### EXERCISE DESCRIPTION
Write out every entry exactly as given, but omit the pictures.

### RECORDS SHOWN

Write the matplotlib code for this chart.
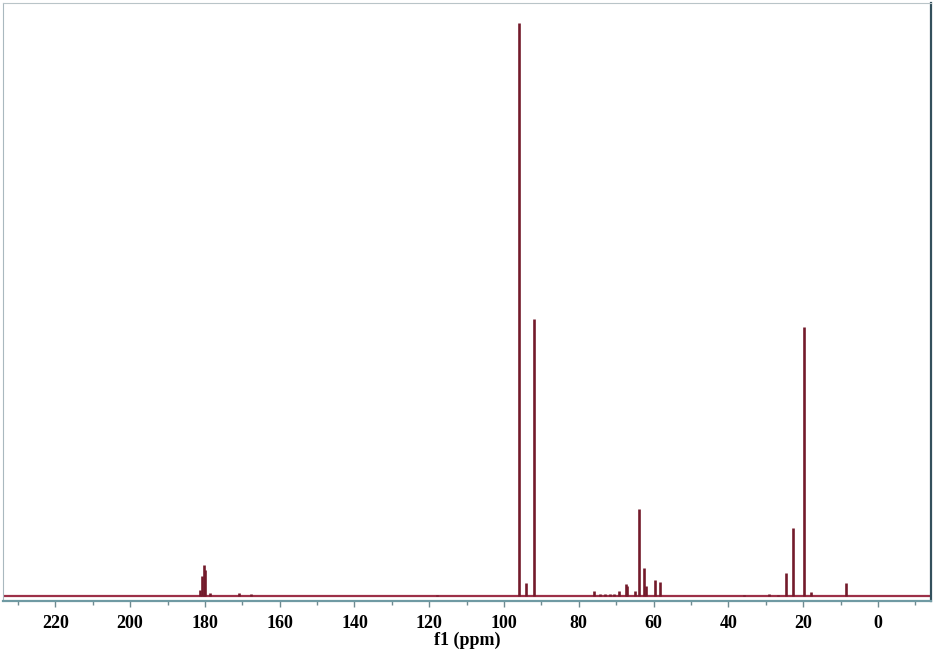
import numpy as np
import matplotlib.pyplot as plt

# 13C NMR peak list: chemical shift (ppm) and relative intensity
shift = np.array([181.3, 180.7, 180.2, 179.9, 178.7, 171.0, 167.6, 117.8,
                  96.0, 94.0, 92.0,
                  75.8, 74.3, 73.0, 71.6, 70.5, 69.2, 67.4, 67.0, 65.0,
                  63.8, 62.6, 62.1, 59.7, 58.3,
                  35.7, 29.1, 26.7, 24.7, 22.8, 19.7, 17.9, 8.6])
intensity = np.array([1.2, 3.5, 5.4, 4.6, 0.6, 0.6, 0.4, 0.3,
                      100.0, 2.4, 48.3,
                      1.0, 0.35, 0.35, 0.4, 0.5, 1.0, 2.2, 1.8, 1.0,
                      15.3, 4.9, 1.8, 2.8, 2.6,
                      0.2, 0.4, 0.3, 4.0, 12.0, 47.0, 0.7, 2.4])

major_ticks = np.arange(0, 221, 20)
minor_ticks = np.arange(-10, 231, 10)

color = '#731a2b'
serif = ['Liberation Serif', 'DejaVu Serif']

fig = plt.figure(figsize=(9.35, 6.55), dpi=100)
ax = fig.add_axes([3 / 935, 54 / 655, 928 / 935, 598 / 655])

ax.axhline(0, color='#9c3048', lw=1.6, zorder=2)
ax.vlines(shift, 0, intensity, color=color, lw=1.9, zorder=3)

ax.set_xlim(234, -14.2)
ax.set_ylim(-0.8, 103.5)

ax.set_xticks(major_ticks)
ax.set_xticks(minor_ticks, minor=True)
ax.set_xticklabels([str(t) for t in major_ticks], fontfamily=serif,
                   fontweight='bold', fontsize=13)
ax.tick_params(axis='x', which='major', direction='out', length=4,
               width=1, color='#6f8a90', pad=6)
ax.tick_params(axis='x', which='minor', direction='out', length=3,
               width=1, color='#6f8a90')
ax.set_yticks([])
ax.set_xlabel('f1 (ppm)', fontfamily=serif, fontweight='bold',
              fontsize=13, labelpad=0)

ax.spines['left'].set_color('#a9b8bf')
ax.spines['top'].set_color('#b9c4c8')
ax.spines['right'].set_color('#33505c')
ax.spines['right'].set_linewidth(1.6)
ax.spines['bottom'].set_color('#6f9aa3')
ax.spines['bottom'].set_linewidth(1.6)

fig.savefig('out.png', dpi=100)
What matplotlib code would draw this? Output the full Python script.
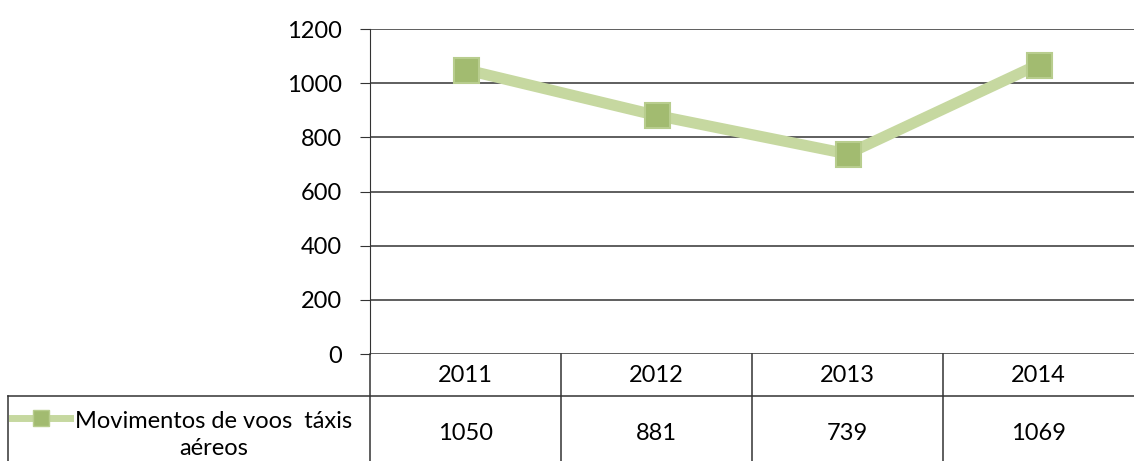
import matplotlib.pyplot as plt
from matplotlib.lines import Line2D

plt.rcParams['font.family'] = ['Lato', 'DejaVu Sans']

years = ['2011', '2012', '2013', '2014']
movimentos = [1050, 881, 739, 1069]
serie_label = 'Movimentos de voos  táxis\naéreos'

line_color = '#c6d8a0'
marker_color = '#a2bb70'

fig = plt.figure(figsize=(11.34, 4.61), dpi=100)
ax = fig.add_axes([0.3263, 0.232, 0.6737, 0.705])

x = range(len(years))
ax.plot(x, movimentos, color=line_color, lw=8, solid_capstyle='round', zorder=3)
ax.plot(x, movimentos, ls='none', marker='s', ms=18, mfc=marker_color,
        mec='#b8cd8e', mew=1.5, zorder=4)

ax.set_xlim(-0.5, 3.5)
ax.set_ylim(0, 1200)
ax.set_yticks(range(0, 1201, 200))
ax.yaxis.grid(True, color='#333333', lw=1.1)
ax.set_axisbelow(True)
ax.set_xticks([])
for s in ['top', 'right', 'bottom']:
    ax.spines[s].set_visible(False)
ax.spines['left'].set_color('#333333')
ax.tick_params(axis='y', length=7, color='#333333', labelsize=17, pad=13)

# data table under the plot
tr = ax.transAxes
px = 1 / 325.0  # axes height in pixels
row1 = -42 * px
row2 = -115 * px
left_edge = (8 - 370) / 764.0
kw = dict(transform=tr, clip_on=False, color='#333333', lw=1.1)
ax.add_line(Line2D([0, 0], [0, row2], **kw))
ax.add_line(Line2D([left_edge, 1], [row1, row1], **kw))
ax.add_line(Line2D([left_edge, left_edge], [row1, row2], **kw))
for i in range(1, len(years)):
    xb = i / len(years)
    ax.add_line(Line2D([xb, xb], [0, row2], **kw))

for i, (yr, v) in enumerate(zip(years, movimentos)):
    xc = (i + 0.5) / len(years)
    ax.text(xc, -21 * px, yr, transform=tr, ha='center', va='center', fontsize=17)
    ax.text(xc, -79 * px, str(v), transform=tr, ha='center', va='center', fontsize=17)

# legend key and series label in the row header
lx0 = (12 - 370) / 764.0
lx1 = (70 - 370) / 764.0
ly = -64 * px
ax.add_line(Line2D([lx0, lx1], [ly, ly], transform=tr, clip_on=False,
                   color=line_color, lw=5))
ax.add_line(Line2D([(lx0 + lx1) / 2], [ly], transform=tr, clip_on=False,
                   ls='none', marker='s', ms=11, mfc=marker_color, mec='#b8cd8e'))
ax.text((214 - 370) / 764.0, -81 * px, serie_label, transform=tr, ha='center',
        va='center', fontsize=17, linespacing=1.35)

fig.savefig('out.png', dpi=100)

### EXPECTED OUTPUT
Write the matplotlib code for this chart.
import numpy as np
import matplotlib.pyplot as plt

# 13C NMR peak list: chemical shift (ppm) and relative intensity
shift = np.array([181.3, 180.7, 180.2, 179.9, 178.7, 171.0, 167.6, 117.8,
                  96.0, 94.0, 92.0,
                  75.8, 74.3, 73.0, 71.6, 70.5, 69.2, 67.4, 67.0, 65.0,
                  63.8, 62.6, 62.1, 59.7, 58.3,
                  35.7, 29.1, 26.7, 24.7, 22.8, 19.7, 17.9, 8.6])
intensity = np.array([1.2, 3.5, 5.4, 4.6, 0.6, 0.6, 0.4, 0.3,
                      100.0, 2.4, 48.3,
                      1.0, 0.35, 0.35, 0.4, 0.5, 1.0, 2.2, 1.8, 1.0,
                      15.3, 4.9, 1.8, 2.8, 2.6,
                      0.2, 0.4, 0.3, 4.0, 12.0, 47.0, 0.7, 2.4])

major_ticks = np.arange(0, 221, 20)
minor_ticks = np.arange(-10, 231, 10)

color = '#731a2b'
serif = ['Liberation Serif', 'DejaVu Serif']

fig = plt.figure(figsize=(9.35, 6.55), dpi=100)
ax = fig.add_axes([3 / 935, 54 / 655, 928 / 935, 598 / 655])

ax.axhline(0, color='#9c3048', lw=1.6, zorder=2)
ax.vlines(shift, 0, intensity, color=color, lw=1.9, zorder=3)

ax.set_xlim(234, -14.2)
ax.set_ylim(-0.8, 103.5)

ax.set_xticks(major_ticks)
ax.set_xticks(minor_ticks, minor=True)
ax.set_xticklabels([str(t) for t in major_ticks], fontfamily=serif,
                   fontweight='bold', fontsize=13)
ax.tick_params(axis='x', which='major', direction='out', length=4,
               width=1, color='#6f8a90', pad=6)
ax.tick_params(axis='x', which='minor', direction='out', length=3,
               width=1, color='#6f8a90')
ax.set_yticks([])
ax.set_xlabel('f1 (ppm)', fontfamily=serif, fontweight='bold',
              fontsize=13, labelpad=0)

ax.spines['left'].set_color('#a9b8bf')
ax.spines['top'].set_color('#b9c4c8')
ax.spines['right'].set_color('#33505c')
ax.spines['right'].set_linewidth(1.6)
ax.spines['bottom'].set_color('#6f9aa3')
ax.spines['bottom'].set_linewidth(1.6)

fig.savefig('out.png', dpi=100)
What matplotlib code would draw this? Output the full Python script.
import matplotlib.pyplot as plt
from matplotlib.lines import Line2D

plt.rcParams['font.family'] = ['Lato', 'DejaVu Sans']

years = ['2011', '2012', '2013', '2014']
movimentos = [1050, 881, 739, 1069]
serie_label = 'Movimentos de voos  táxis\naéreos'

line_color = '#c6d8a0'
marker_color = '#a2bb70'

fig = plt.figure(figsize=(11.34, 4.61), dpi=100)
ax = fig.add_axes([0.3263, 0.232, 0.6737, 0.705])

x = range(len(years))
ax.plot(x, movimentos, color=line_color, lw=8, solid_capstyle='round', zorder=3)
ax.plot(x, movimentos, ls='none', marker='s', ms=18, mfc=marker_color,
        mec='#b8cd8e', mew=1.5, zorder=4)

ax.set_xlim(-0.5, 3.5)
ax.set_ylim(0, 1200)
ax.set_yticks(range(0, 1201, 200))
ax.yaxis.grid(True, color='#333333', lw=1.1)
ax.set_axisbelow(True)
ax.set_xticks([])
for s in ['top', 'right', 'bottom']:
    ax.spines[s].set_visible(False)
ax.spines['left'].set_color('#333333')
ax.tick_params(axis='y', length=7, color='#333333', labelsize=17, pad=13)

# data table under the plot
tr = ax.transAxes
px = 1 / 325.0  # axes height in pixels
row1 = -42 * px
row2 = -115 * px
left_edge = (8 - 370) / 764.0
kw = dict(transform=tr, clip_on=False, color='#333333', lw=1.1)
ax.add_line(Line2D([0, 0], [0, row2], **kw))
ax.add_line(Line2D([left_edge, 1], [row1, row1], **kw))
ax.add_line(Line2D([left_edge, left_edge], [row1, row2], **kw))
for i in range(1, len(years)):
    xb = i / len(years)
    ax.add_line(Line2D([xb, xb], [0, row2], **kw))

for i, (yr, v) in enumerate(zip(years, movimentos)):
    xc = (i + 0.5) / len(years)
    ax.text(xc, -21 * px, yr, transform=tr, ha='center', va='center', fontsize=17)
    ax.text(xc, -79 * px, str(v), transform=tr, ha='center', va='center', fontsize=17)

# legend key and series label in the row header
lx0 = (12 - 370) / 764.0
lx1 = (70 - 370) / 764.0
ly = -64 * px
ax.add_line(Line2D([lx0, lx1], [ly, ly], transform=tr, clip_on=False,
                   color=line_color, lw=5))
ax.add_line(Line2D([(lx0 + lx1) / 2], [ly], transform=tr, clip_on=False,
                   ls='none', marker='s', ms=11, mfc=marker_color, mec='#b8cd8e'))
ax.text((214 - 370) / 764.0, -81 * px, serie_label, transform=tr, ha='center',
        va='center', fontsize=17, linespacing=1.35)

fig.savefig('out.png', dpi=100)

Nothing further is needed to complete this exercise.